Why Texas and Oklahoma Leaving for The SEC is Good for College Sports
Few things in college sports get America talking like conference realignment does, especially when the biggest brand in college sports is the one on the move. According to reports, Texas and Oklahoma leaving for the SEC could come true.
On Wednesday, the Houston Chronicle reported that Texas and Oklahoma had reached out to the SEC about potentially joining the conference after FOX and ESPN told the Big 12 that they would rather wait to structure a television contract with the conference until their current deal concluded.
Essentially, what the television networks told the Big 12 was that the conference isn’t valuable enough to lock a deal up prior to the expiration of the current contract, which is slated to end in 2025.
As a response, Texas and Oklahoma approached the SEC about potentially being the 15th and 16th members of the conference in an effort to better secure themselves in the long-term picture that exists for the two programs.
Should Texas and Oklahoma decide to leave the Big 12 in favor of the SEC the landscape of college sports is likely to — again — change forever this summer. It’s possible that the Power 5 conference turns into a Power 2 with a couple of other conferences still holding large amounts of power in college sports.
While this may seem like a bad thing on the surface for big-time college sports, it is actually a good thing Texas and Oklahoma leaving for the SEC, and here’s why.
Get Rid of The Pretenders
Should Texas and Oklahoma decide to join the SEC it’s possible the Big 12 conference gets swallowed up by the Big Ten, ACC, and Pac-12. While losing the Big 12 might seem like a bad thing on the surface it would help filter out schools in major college sports that don’t bring much to the table that are currently able to hold a place in their conference despite not deserving it.
Part of being a valuable college program to any conference is the school’s ability to bring brand awareness to the conference. No school in the country does this better than Texas. The Longhorns have their own television deal with ESPN.

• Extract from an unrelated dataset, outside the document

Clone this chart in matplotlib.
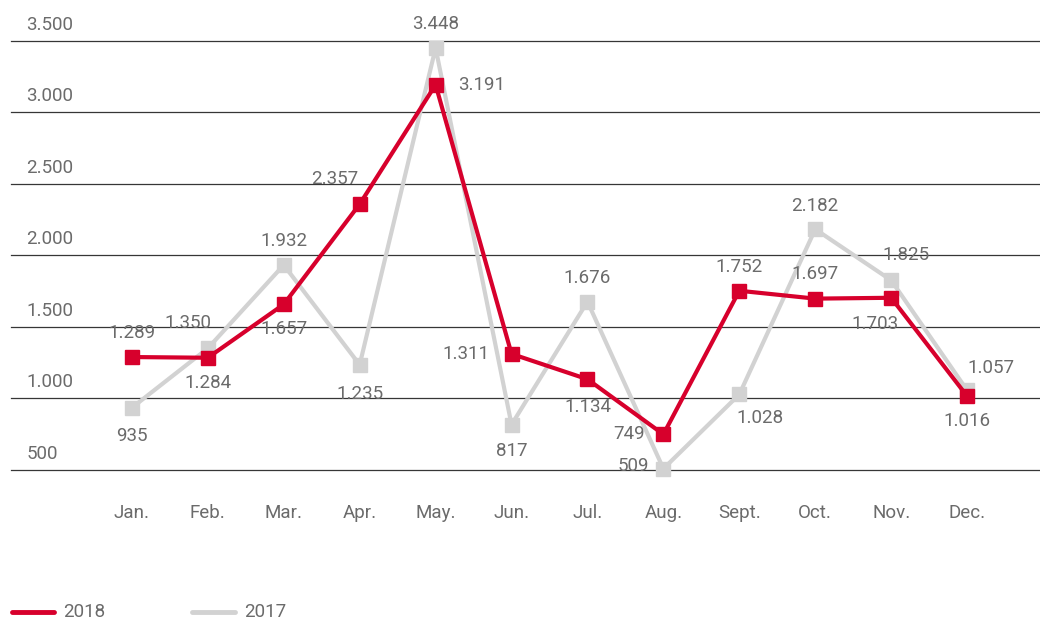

Oklahoma doesn’t bring in the same amount of revenue as Texas does — nobody brings in the revenue that Texas does — but as of 2018-19, the Sooners were the eighth-most valuable college athletic department in college sports.
Since the most recent major round of conference realignment in the early 2010s, Texas and Oklahoma have been supporting the Big 12 on their own. The rest of the conference is filled with a bunch of schools that don’t bring nearly as much fiscally as the two powers of the conference have.

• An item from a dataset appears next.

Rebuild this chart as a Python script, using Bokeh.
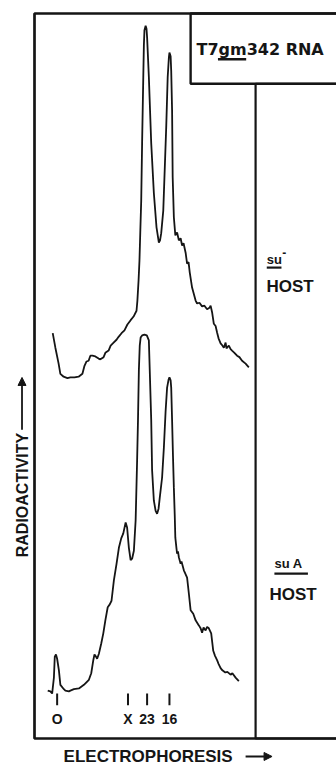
import math
from bokeh.plotting import figure
from bokeh.models import Range1d, Label, BoxAnnotation, Arrow, NormalHead, ColumnDataSource
from bokeh.embed import file_html
from bokeh.resources import INLINE

# ---------------- data (arbitrary units) ----------------
# su- host trace: electrophoretic distance vs radioactivity
su_minus_x = [6.2, 7.1, 8.2, 8.8, 9.9, 11.2, 12.2, 13.6, 15.0, 16.3, 17.0, 17.7, 18.4, 19.0, 19.7,
              20.7, 21.8, 22.4, 23.5, 24.1, 25.2, 25.9, 26.9, 27.9, 28.6, 29.6, 30.6, 31.6, 32.7,
              33.7, 34.7, 35.0, 35.4, 35.7, 36.0, 36.3, 36.6, 37.0, 37.2, 37.4, 37.8, 38.1, 38.3,
              38.9, 39.7, 40.6, 41.5, 42.3, 42.7, 43.1, 43.8, 44.2, 44.8, 45.3, 45.7, 45.9, 46.3,
              46.5, 46.8, 47.0, 47.4, 47.9, 48.5, 49.1, 49.7, 50.2, 50.7, 51.4, 51.9, 52.4, 52.8,
              53.6, 54.8, 55.3, 56.1, 57.0, 57.8, 58.7, 59.5, 59.9, 60.4, 61.0, 61.6, 62.1, 62.6,
              63.3, 63.9, 64.4, 65.0, 65.3, 66.1, 66.7, 67.2, 68.0, 68.9, 69.7, 70.6, 71.8, 72.9]
su_minus_y = [55.9, 53.9, 51.7, 50.3, 49.9, 49.7, 49.8, 49.8, 49.9, 50.3, 51.4, 52.0, 52.1, 52.8, 52.8,
              52.7, 52.4, 52.3, 52.6, 53.2, 53.5, 54.2, 54.6, 55.0, 55.4, 55.9, 56.3, 57.1, 57.7,
              58.2, 59.0, 60.4, 63.2, 65.9, 70.1, 74.2, 82.1, 91.2, 95.6, 97.7, 98.3, 97.9, 96.7,
              91.2, 82.1, 75.2, 70.5, 68.4, 68.7, 69.7, 72.8, 77.4, 84.3, 91.2, 93.9, 94.6, 94.1,
              92.1, 86.6, 77.4, 71.9, 69.4, 69.8, 68.7, 69.0, 68.0, 68.3, 67.0, 65.5, 65.7, 64.3,
              62.2, 60.4, 60.0, 60.1, 59.6, 59.7, 59.2, 59.4, 59.7, 58.8, 57.2, 56.9, 56.0, 55.2,
              54.5, 54.2, 53.9, 54.6, 53.8, 54.2, 53.7, 53.5, 53.2, 52.8, 52.6, 52.1, 51.7, 51.2]

# suA host trace
su_a_x = [4.5, 5.4, 6.0, 6.6, 6.9, 7.3, 7.7, 8.3, 8.8, 10.0, 10.5, 11.7, 12.2, 13.4, 15.1, 16.8,
          18.5, 19.3, 20.0, 20.4, 20.9, 21.3, 21.9, 22.7, 23.4, 24.1, 24.9, 25.6, 26.2, 27.0, 27.9,
          28.7, 29.5, 30.2, 31.0, 31.5, 32.1, 32.7, 33.2, 33.8, 34.4, 34.9, 35.2, 35.5, 35.8, 36.1,
          36.6, 37.4, 38.2, 38.9, 39.2, 39.7, 40.0, 40.6, 41.2, 41.7, 42.2, 42.6, 43.4, 44.0, 44.6,
          45.1, 45.6, 45.9, 46.3, 46.5, 46.8, 47.1, 47.4, 47.7, 47.9, 48.3, 48.5, 48.8, 49.1, 49.7,
          50.0, 50.8, 51.9, 52.2, 52.5, 53.1, 54.0, 54.8, 55.9, 56.5, 57.0, 57.5, 58.2, 58.7, 59.3,
          60.1, 60.8, 61.4, 62.1, 62.6, 63.3, 63.9, 64.9, 65.6, 66.7, 67.3, 68.4, 69.5]
su_a_y = [6.6, 6.5, 6.2, 8.4, 11.3, 11.6, 11.0, 9.4, 7.4, 6.8, 6.6, 6.5, 6.6, 6.8, 6.9, 7.4,
          8.1, 9.0, 10.8, 11.6, 11.3, 11.0, 11.7, 13.1, 14.5, 16.3, 18.1, 18.5, 19.0, 21.8, 24.1,
          26.3, 27.6, 28.3, 29.8, 29.1, 26.3, 24.6, 24.8, 25.9, 30.1, 38.3, 43.9, 50.8, 54.2, 55.3,
          55.6, 55.7, 55.6, 54.9, 50.8, 43.9, 37.0, 32.8, 31.4, 31.0, 31.7, 33.2, 36.0, 40.1, 45.2,
          48.4, 49.5, 49.8, 49.4, 48.4, 43.9, 39.0, 34.6, 30.8, 27.7, 26.2, 25.5, 25.8, 25.0, 24.1,
          24.4, 23.2, 22.2, 21.1, 20.0, 17.7, 17.2, 16.3, 15.6, 15.2, 14.6, 15.3, 14.9, 15.4, 15.2,
          14.5, 12.1, 11.4, 10.8, 10.3, 9.7, 9.4, 9.1, 9.2, 8.8, 9.0, 8.4, 7.9]

# marker positions (origin, X, 23S, 16S)
marker_labels = ["O", "X", "23", "16"]
marker_x = [7.7, 31.8, 38.3, 45.9]

# ---------------- layout constants ----------------
DIVIDER_X = 75.2
TITLE_LEFT = 53.1
TITLE_BOTTOM = 90.3
INK = "#151515"

p = figure(width=336, height=765, x_range=Range1d(-11.565, 102.72),
           y_range=Range1d(-3.724, 101.79),
           output_backend="svg", toolbar_location=None,
           x_axis_location=None, y_axis_location=None,
           min_border=0)
p.outline_line_color = None
p.xgrid.visible = False
p.ygrid.visible = False
p.background_fill_color = "white"
p.border_fill_color = "white"

def box(**kw):
    b = BoxAnnotation(fill_alpha=0, line_color=INK, line_alpha=1, **kw)
    p.add_layout(b)

# main frame (left, top, bottom), right-hand panel divider and title box
box(left=0, right=200, bottom=0, top=100, line_width=2.7)
box(left=DIVIDER_X, right=200, bottom=0, top=TITLE_BOTTOM, line_width=2.2)
box(left=TITLE_LEFT, right=200, bottom=TITLE_BOTTOM, top=100, line_width=2.4)

# traces
p.line(su_minus_x, su_minus_y, line_color=INK, line_width=1.8)
p.line(su_a_x, su_a_y, line_color=INK, line_width=1.8)

# marker ticks and labels
msrc = ColumnDataSource(dict(x=marker_x, lab=marker_labels,
                             y0=[4.6] * len(marker_x), y1=[6.2] * len(marker_x),
                             ly=[2.7] * len(marker_x)))
p.segment(x0="x", y0="y0", x1="x", y1="y1", source=msrc, line_color=INK, line_width=2)
p.text(x="x", y="ly", text="lab", source=msrc, text_align="center", text_baseline="middle",
       text_font_size="14px", text_font_style="bold", text_color=INK,
       text_font={"value": "Liberation Sans"})

def lab(text, x, y, size, font="Liberation Sans", align="left", angle=0):
    p.add_layout(Label(x=x, y=y, text=text, text_font_size=size, text_font=font,
                       text_font_style="bold", text_color=INK, text_align=align,
                       text_baseline="middle", angle=angle))

def bar(left, right, bottom, top):
    p.add_layout(BoxAnnotation(left=left, right=right, bottom=bottom, top=top,
                               fill_color=INK, fill_alpha=1, line_alpha=0))

# title
lab("T7gm342  RNA", 55.1, 95.03, "16px", font="DejaVu Sans")
bar(62.4, 72.0, 93.5, 93.85)

# host labels
lab("su", 79.0, 66.1, "13px")
bar(79.0, 84.0, 64.8, 65.1)
lab("-", 84.3, 67.0, "12px")
lab("HOST", 78.9, 62.34, "17px")

lab("su A", 81.6, 24.2, "13px")
bar(81.6, 93.0, 22.6, 22.9)
lab("HOST", 79.9, 19.93, "17px")

# axis titles
lab("RADIOACTIVITY", -4.25, 25.0, "16px", align="left", angle=math.pi / 2)
p.add_layout(Arrow(x_start=-4.25, y_start=42.6, x_end=-4.25, y_end=49.8, line_color=INK,
                   line_width=1.8, end=NormalHead(size=8, fill_color=INK, line_color=INK)))
lab("ELECTROPHORESIS", 9.9, -2.48, "17px")
p.add_layout(Arrow(x_start=71.8, y_start=-2.48, x_end=80.8, y_end=-2.48, line_color=INK,
                   line_width=2, end=NormalHead(size=8, fill_color=INK, line_color=INK)))

open("out.html", "w").write(file_html(p, INLINE))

If Texas and Oklahoma were to leave the Big 12 for the SEC they would be joining a conference that already has five of the top 10 most revenue-generating athletic departments in the country.
Instead, the two schools are helping support the likes of Kansas State, a school barely in the top-50 of revenue generation. NCAA President Mark Emmert said last week that it’s time to move away from the idea that all schools, sports, and entities are equal. Kansas State isn’t Texas and they aren’t Oklahoma. The Wildcats have one of the worst basketball and football programs on a yearly basis, and they are in a small market in Manhattan, Kansas.
It’s not just Kansas State that is a pretender. The Big 12 is full of pretenders. Texas Tech is another one. West Virginia doesn’t bring any connections to a market that is large enough to resemble a city. The Big 12 is a conference filled with schools that don’t attract a big market to support them.
Many of these schools don’t bring much of a brand to the Big 12 and that’s why many think that the conference could simply dissipate without the mainstays of Texas and Oklahoma. Yes, seeing schools lose some of the attention they get on a national scale is hard to grasp — especially for fans — but if we get to the point where our best program and most identifiable brands are the ones carrying all the weight in college sports, we will be in a much better place.